# [EXERCISE AIM]
Leave out the pictures and reproduce all of the data exactly.
○ ○ ○ ○ ○
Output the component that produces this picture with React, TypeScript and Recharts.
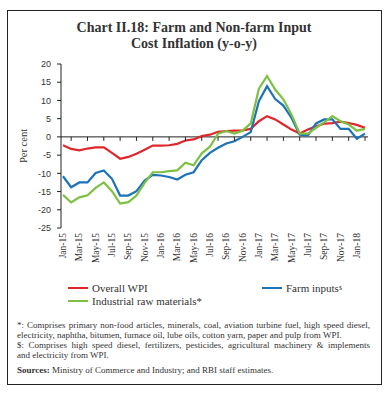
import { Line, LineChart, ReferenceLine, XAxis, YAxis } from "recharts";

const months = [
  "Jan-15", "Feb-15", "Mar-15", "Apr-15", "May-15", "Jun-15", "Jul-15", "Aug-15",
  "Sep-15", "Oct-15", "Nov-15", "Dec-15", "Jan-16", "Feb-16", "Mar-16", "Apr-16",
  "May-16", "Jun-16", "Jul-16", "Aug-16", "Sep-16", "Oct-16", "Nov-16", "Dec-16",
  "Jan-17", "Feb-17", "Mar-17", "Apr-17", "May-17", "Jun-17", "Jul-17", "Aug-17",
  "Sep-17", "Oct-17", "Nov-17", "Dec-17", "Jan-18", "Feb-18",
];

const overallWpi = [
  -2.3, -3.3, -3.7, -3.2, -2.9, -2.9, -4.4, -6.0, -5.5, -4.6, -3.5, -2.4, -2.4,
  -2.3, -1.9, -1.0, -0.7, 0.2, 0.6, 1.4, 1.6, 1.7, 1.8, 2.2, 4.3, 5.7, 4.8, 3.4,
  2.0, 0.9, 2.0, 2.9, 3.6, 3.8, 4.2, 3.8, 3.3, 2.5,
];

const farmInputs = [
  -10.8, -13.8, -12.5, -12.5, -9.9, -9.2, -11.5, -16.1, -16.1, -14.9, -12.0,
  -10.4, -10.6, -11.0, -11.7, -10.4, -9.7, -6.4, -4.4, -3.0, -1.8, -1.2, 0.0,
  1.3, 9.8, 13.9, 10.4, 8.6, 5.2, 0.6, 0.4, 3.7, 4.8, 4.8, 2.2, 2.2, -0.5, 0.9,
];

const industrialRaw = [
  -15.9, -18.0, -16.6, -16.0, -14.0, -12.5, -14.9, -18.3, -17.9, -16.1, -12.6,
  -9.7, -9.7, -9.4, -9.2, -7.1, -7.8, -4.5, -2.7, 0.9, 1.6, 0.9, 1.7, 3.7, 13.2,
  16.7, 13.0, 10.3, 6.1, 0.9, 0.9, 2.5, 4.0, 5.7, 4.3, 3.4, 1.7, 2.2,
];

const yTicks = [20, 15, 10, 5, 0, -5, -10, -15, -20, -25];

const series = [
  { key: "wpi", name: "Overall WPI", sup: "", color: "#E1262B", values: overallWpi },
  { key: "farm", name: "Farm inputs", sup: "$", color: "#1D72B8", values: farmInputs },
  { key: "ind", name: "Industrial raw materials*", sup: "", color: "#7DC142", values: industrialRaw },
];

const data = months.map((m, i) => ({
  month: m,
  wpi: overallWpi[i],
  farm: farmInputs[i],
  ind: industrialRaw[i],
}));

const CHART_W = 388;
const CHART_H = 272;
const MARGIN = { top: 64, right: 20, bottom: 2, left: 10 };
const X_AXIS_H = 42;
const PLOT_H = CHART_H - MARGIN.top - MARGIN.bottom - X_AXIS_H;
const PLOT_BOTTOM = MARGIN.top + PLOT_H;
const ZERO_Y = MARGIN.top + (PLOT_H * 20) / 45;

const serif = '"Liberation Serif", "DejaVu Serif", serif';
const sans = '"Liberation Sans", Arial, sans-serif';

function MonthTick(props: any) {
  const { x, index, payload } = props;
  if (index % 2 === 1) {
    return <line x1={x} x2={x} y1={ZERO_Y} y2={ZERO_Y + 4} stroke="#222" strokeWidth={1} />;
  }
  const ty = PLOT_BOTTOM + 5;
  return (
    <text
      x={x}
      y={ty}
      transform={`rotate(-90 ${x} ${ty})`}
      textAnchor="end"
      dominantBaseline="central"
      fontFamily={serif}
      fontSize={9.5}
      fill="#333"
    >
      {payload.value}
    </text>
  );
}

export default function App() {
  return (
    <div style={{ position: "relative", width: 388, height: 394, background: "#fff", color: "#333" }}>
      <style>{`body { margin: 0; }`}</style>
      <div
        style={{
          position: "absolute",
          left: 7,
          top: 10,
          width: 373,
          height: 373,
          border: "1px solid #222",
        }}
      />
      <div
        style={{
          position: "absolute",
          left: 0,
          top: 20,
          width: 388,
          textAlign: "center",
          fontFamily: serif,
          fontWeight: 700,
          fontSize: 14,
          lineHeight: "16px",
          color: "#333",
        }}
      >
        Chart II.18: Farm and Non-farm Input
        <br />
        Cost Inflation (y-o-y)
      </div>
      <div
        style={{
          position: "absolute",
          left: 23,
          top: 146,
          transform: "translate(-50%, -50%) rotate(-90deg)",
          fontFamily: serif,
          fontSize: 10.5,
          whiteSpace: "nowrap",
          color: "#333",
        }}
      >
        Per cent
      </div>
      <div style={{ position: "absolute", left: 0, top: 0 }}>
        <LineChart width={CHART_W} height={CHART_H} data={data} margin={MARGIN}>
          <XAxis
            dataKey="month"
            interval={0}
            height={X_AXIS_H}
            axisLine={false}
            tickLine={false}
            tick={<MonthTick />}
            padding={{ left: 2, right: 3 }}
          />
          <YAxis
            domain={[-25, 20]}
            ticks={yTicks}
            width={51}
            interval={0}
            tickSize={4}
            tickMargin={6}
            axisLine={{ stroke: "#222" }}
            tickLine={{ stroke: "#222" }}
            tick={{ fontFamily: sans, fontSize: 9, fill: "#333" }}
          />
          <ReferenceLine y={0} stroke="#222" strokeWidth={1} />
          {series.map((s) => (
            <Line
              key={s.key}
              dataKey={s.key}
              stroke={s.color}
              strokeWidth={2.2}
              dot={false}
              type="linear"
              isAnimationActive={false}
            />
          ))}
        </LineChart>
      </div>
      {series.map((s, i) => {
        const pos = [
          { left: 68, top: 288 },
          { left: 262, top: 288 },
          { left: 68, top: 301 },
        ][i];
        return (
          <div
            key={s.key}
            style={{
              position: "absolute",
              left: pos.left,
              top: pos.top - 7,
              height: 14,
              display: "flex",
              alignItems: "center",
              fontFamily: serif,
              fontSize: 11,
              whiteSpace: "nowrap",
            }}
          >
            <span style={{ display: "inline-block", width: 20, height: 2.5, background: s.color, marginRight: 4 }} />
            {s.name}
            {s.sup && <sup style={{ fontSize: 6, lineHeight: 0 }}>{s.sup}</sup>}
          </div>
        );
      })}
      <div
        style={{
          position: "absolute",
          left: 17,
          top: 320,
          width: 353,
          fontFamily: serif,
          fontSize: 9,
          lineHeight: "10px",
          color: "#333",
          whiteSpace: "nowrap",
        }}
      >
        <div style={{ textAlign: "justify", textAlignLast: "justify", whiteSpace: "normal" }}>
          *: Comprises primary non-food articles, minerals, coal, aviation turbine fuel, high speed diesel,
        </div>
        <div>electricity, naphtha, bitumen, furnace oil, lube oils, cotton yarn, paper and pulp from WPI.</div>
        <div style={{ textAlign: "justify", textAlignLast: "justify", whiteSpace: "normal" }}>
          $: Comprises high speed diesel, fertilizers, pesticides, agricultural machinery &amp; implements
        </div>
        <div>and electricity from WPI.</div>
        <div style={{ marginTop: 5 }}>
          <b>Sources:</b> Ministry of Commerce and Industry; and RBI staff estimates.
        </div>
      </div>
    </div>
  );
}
○ ○ ○ ○ ○
# [THE REPLY]
Output the component that produces this picture with React, TypeScript and Recharts.
import { Line, LineChart, ReferenceLine, XAxis, YAxis } from "recharts";

const months = [
  "Jan-15", "Feb-15", "Mar-15", "Apr-15", "May-15", "Jun-15", "Jul-15", "Aug-15",
  "Sep-15", "Oct-15", "Nov-15", "Dec-15", "Jan-16", "Feb-16", "Mar-16", "Apr-16",
  "May-16", "Jun-16", "Jul-16", "Aug-16", "Sep-16", "Oct-16", "Nov-16", "Dec-16",
  "Jan-17", "Feb-17", "Mar-17", "Apr-17", "May-17", "Jun-17", "Jul-17", "Aug-17",
  "Sep-17", "Oct-17", "Nov-17", "Dec-17", "Jan-18", "Feb-18",
];

const overallWpi = [
  -2.3, -3.3, -3.7, -3.2, -2.9, -2.9, -4.4, -6.0, -5.5, -4.6, -3.5, -2.4, -2.4,
  -2.3, -1.9, -1.0, -0.7, 0.2, 0.6, 1.4, 1.6, 1.7, 1.8, 2.2, 4.3, 5.7, 4.8, 3.4,
  2.0, 0.9, 2.0, 2.9, 3.6, 3.8, 4.2, 3.8, 3.3, 2.5,
];

const farmInputs = [
  -10.8, -13.8, -12.5, -12.5, -9.9, -9.2, -11.5, -16.1, -16.1, -14.9, -12.0,
  -10.4, -10.6, -11.0, -11.7, -10.4, -9.7, -6.4, -4.4, -3.0, -1.8, -1.2, 0.0,
  1.3, 9.8, 13.9, 10.4, 8.6, 5.2, 0.6, 0.4, 3.7, 4.8, 4.8, 2.2, 2.2, -0.5, 0.9,
];

const industrialRaw = [
  -15.9, -18.0, -16.6, -16.0, -14.0, -12.5, -14.9, -18.3, -17.9, -16.1, -12.6,
  -9.7, -9.7, -9.4, -9.2, -7.1, -7.8, -4.5, -2.7, 0.9, 1.6, 0.9, 1.7, 3.7, 13.2,
  16.7, 13.0, 10.3, 6.1, 0.9, 0.9, 2.5, 4.0, 5.7, 4.3, 3.4, 1.7, 2.2,
];

const yTicks = [20, 15, 10, 5, 0, -5, -10, -15, -20, -25];

const series = [
  { key: "wpi", name: "Overall WPI", sup: "", color: "#E1262B", values: overallWpi },
  { key: "farm", name: "Farm inputs", sup: "$", color: "#1D72B8", values: farmInputs },
  { key: "ind", name: "Industrial raw materials*", sup: "", color: "#7DC142", values: industrialRaw },
];

const data = months.map((m, i) => ({
  month: m,
  wpi: overallWpi[i],
  farm: farmInputs[i],
  ind: industrialRaw[i],
}));

const CHART_W = 388;
const CHART_H = 272;
const MARGIN = { top: 64, right: 20, bottom: 2, left: 10 };
const X_AXIS_H = 42;
const PLOT_H = CHART_H - MARGIN.top - MARGIN.bottom - X_AXIS_H;
const PLOT_BOTTOM = MARGIN.top + PLOT_H;
const ZERO_Y = MARGIN.top + (PLOT_H * 20) / 45;

const serif = '"Liberation Serif", "DejaVu Serif", serif';
const sans = '"Liberation Sans", Arial, sans-serif';

function MonthTick(props: any) {
  const { x, index, payload } = props;
  if (index % 2 === 1) {
    return <line x1={x} x2={x} y1={ZERO_Y} y2={ZERO_Y + 4} stroke="#222" strokeWidth={1} />;
  }
  const ty = PLOT_BOTTOM + 5;
  return (
    <text
      x={x}
      y={ty}
      transform={`rotate(-90 ${x} ${ty})`}
      textAnchor="end"
      dominantBaseline="central"
      fontFamily={serif}
      fontSize={9.5}
      fill="#333"
    >
      {payload.value}
    </text>
  );
}

export default function App() {
  return (
    <div style={{ position: "relative", width: 388, height: 394, background: "#fff", color: "#333" }}>
      <style>{`body { margin: 0; }`}</style>
      <div
        style={{
          position: "absolute",
          left: 7,
          top: 10,
          width: 373,
          height: 373,
          border: "1px solid #222",
        }}
      />
      <div
        style={{
          position: "absolute",
          left: 0,
          top: 20,
          width: 388,
          textAlign: "center",
          fontFamily: serif,
          fontWeight: 700,
          fontSize: 14,
          lineHeight: "16px",
          color: "#333",
        }}
      >
        Chart II.18: Farm and Non-farm Input
        <br />
        Cost Inflation (y-o-y)
      </div>
      <div
        style={{
          position: "absolute",
          left: 23,
          top: 146,
          transform: "translate(-50%, -50%) rotate(-90deg)",
          fontFamily: serif,
          fontSize: 10.5,
          whiteSpace: "nowrap",
          color: "#333",
        }}
      >
        Per cent
      </div>
      <div style={{ position: "absolute", left: 0, top: 0 }}>
        <LineChart width={CHART_W} height={CHART_H} data={data} margin={MARGIN}>
          <XAxis
            dataKey="month"
            interval={0}
            height={X_AXIS_H}
            axisLine={false}
            tickLine={false}
            tick={<MonthTick />}
            padding={{ left: 2, right: 3 }}
          />
          <YAxis
            domain={[-25, 20]}
            ticks={yTicks}
            width={51}
            interval={0}
            tickSize={4}
            tickMargin={6}
            axisLine={{ stroke: "#222" }}
            tickLine={{ stroke: "#222" }}
            tick={{ fontFamily: sans, fontSize: 9, fill: "#333" }}
          />
          <ReferenceLine y={0} stroke="#222" strokeWidth={1} />
          {series.map((s) => (
            <Line
              key={s.key}
              dataKey={s.key}
              stroke={s.color}
              strokeWidth={2.2}
              dot={false}
              type="linear"
              isAnimationActive={false}
            />
          ))}
        </LineChart>
      </div>
      {series.map((s, i) => {
        const pos = [
          { left: 68, top: 288 },
          { left: 262, top: 288 },
          { left: 68, top: 301 },
        ][i];
        return (
          <div
            key={s.key}
            style={{
              position: "absolute",
              left: pos.left,
              top: pos.top - 7,
              height: 14,
              display: "flex",
              alignItems: "center",
              fontFamily: serif,
              fontSize: 11,
              whiteSpace: "nowrap",
            }}
          >
            <span style={{ display: "inline-block", width: 20, height: 2.5, background: s.color, marginRight: 4 }} />
            {s.name}
            {s.sup && <sup style={{ fontSize: 6, lineHeight: 0 }}>{s.sup}</sup>}
          </div>
        );
      })}
      <div
        style={{
          position: "absolute",
          left: 17,
          top: 320,
          width: 353,
          fontFamily: serif,
          fontSize: 9,
          lineHeight: "10px",
          color: "#333",
          whiteSpace: "nowrap",
        }}
      >
        <div style={{ textAlign: "justify", textAlignLast: "justify", whiteSpace: "normal" }}>
          *: Comprises primary non-food articles, minerals, coal, aviation turbine fuel, high speed diesel,
        </div>
        <div>electricity, naphtha, bitumen, furnace oil, lube oils, cotton yarn, paper and pulp from WPI.</div>
        <div style={{ textAlign: "justify", textAlignLast: "justify", whiteSpace: "normal" }}>
          $: Comprises high speed diesel, fertilizers, pesticides, agricultural machinery &amp; implements
        </div>
        <div>and electricity from WPI.</div>
        <div style={{ marginTop: 5 }}>
          <b>Sources:</b> Ministry of Commerce and Industry; and RBI staff estimates.
        </div>
      </div>
    </div>
  );
}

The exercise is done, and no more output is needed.